**Request**:
What follows is a listing. Return every line of it exactly.
::: Recorded data
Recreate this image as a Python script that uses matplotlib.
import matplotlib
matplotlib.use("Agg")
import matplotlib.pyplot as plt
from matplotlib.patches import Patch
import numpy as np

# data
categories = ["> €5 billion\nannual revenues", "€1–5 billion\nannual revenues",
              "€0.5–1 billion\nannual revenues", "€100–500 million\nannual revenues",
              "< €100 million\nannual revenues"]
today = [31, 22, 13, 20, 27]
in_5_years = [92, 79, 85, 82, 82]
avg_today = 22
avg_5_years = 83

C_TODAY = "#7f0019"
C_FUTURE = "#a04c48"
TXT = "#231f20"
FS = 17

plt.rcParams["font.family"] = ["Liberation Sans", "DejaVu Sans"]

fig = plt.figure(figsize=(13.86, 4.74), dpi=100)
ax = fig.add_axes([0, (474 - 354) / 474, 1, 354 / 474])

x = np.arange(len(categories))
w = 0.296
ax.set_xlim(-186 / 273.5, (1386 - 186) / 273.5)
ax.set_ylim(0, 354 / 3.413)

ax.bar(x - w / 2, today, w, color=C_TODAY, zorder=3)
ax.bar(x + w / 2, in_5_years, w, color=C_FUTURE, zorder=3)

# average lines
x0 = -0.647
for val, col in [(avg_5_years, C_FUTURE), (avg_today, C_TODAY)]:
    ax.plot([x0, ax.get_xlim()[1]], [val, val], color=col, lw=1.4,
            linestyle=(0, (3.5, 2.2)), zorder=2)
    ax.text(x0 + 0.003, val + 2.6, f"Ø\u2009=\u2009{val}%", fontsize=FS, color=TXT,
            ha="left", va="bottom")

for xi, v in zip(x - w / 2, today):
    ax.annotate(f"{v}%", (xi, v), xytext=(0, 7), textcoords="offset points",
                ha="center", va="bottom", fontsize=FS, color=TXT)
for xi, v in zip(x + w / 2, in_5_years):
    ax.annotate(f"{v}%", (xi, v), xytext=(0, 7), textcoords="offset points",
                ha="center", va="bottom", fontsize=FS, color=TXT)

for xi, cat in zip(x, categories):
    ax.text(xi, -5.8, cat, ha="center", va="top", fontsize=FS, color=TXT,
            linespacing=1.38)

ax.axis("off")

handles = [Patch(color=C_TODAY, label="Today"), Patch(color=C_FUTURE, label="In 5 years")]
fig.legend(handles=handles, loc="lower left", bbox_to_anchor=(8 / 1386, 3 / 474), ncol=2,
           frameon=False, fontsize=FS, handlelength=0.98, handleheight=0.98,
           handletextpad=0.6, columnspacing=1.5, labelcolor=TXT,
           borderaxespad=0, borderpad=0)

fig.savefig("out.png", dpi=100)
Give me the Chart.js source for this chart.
::::::
**Full answer**:
Recreate this image as a Python script that uses matplotlib.
import matplotlib
matplotlib.use("Agg")
import matplotlib.pyplot as plt
from matplotlib.patches import Patch
import numpy as np

# data
categories = ["> €5 billion\nannual revenues", "€1–5 billion\nannual revenues",
              "€0.5–1 billion\nannual revenues", "€100–500 million\nannual revenues",
              "< €100 million\nannual revenues"]
today = [31, 22, 13, 20, 27]
in_5_years = [92, 79, 85, 82, 82]
avg_today = 22
avg_5_years = 83

C_TODAY = "#7f0019"
C_FUTURE = "#a04c48"
TXT = "#231f20"
FS = 17

plt.rcParams["font.family"] = ["Liberation Sans", "DejaVu Sans"]

fig = plt.figure(figsize=(13.86, 4.74), dpi=100)
ax = fig.add_axes([0, (474 - 354) / 474, 1, 354 / 474])

x = np.arange(len(categories))
w = 0.296
ax.set_xlim(-186 / 273.5, (1386 - 186) / 273.5)
ax.set_ylim(0, 354 / 3.413)

ax.bar(x - w / 2, today, w, color=C_TODAY, zorder=3)
ax.bar(x + w / 2, in_5_years, w, color=C_FUTURE, zorder=3)

# average lines
x0 = -0.647
for val, col in [(avg_5_years, C_FUTURE), (avg_today, C_TODAY)]:
    ax.plot([x0, ax.get_xlim()[1]], [val, val], color=col, lw=1.4,
            linestyle=(0, (3.5, 2.2)), zorder=2)
    ax.text(x0 + 0.003, val + 2.6, f"Ø\u2009=\u2009{val}%", fontsize=FS, color=TXT,
            ha="left", va="bottom")

for xi, v in zip(x - w / 2, today):
    ax.annotate(f"{v}%", (xi, v), xytext=(0, 7), textcoords="offset points",
                ha="center", va="bottom", fontsize=FS, color=TXT)
for xi, v in zip(x + w / 2, in_5_years):
    ax.annotate(f"{v}%", (xi, v), xytext=(0, 7), textcoords="offset points",
                ha="center", va="bottom", fontsize=FS, color=TXT)

for xi, cat in zip(x, categories):
    ax.text(xi, -5.8, cat, ha="center", va="top", fontsize=FS, color=TXT,
            linespacing=1.38)

ax.axis("off")

handles = [Patch(color=C_TODAY, label="Today"), Patch(color=C_FUTURE, label="In 5 years")]
fig.legend(handles=handles, loc="lower left", bbox_to_anchor=(8 / 1386, 3 / 474), ncol=2,
           frameon=False, fontsize=FS, handlelength=0.98, handleheight=0.98,
           handletextpad=0.6, columnspacing=1.5, labelcolor=TXT,
           borderaxespad=0, borderpad=0)

fig.savefig("out.png", dpi=100)
Give me the Chart.js source for this chart.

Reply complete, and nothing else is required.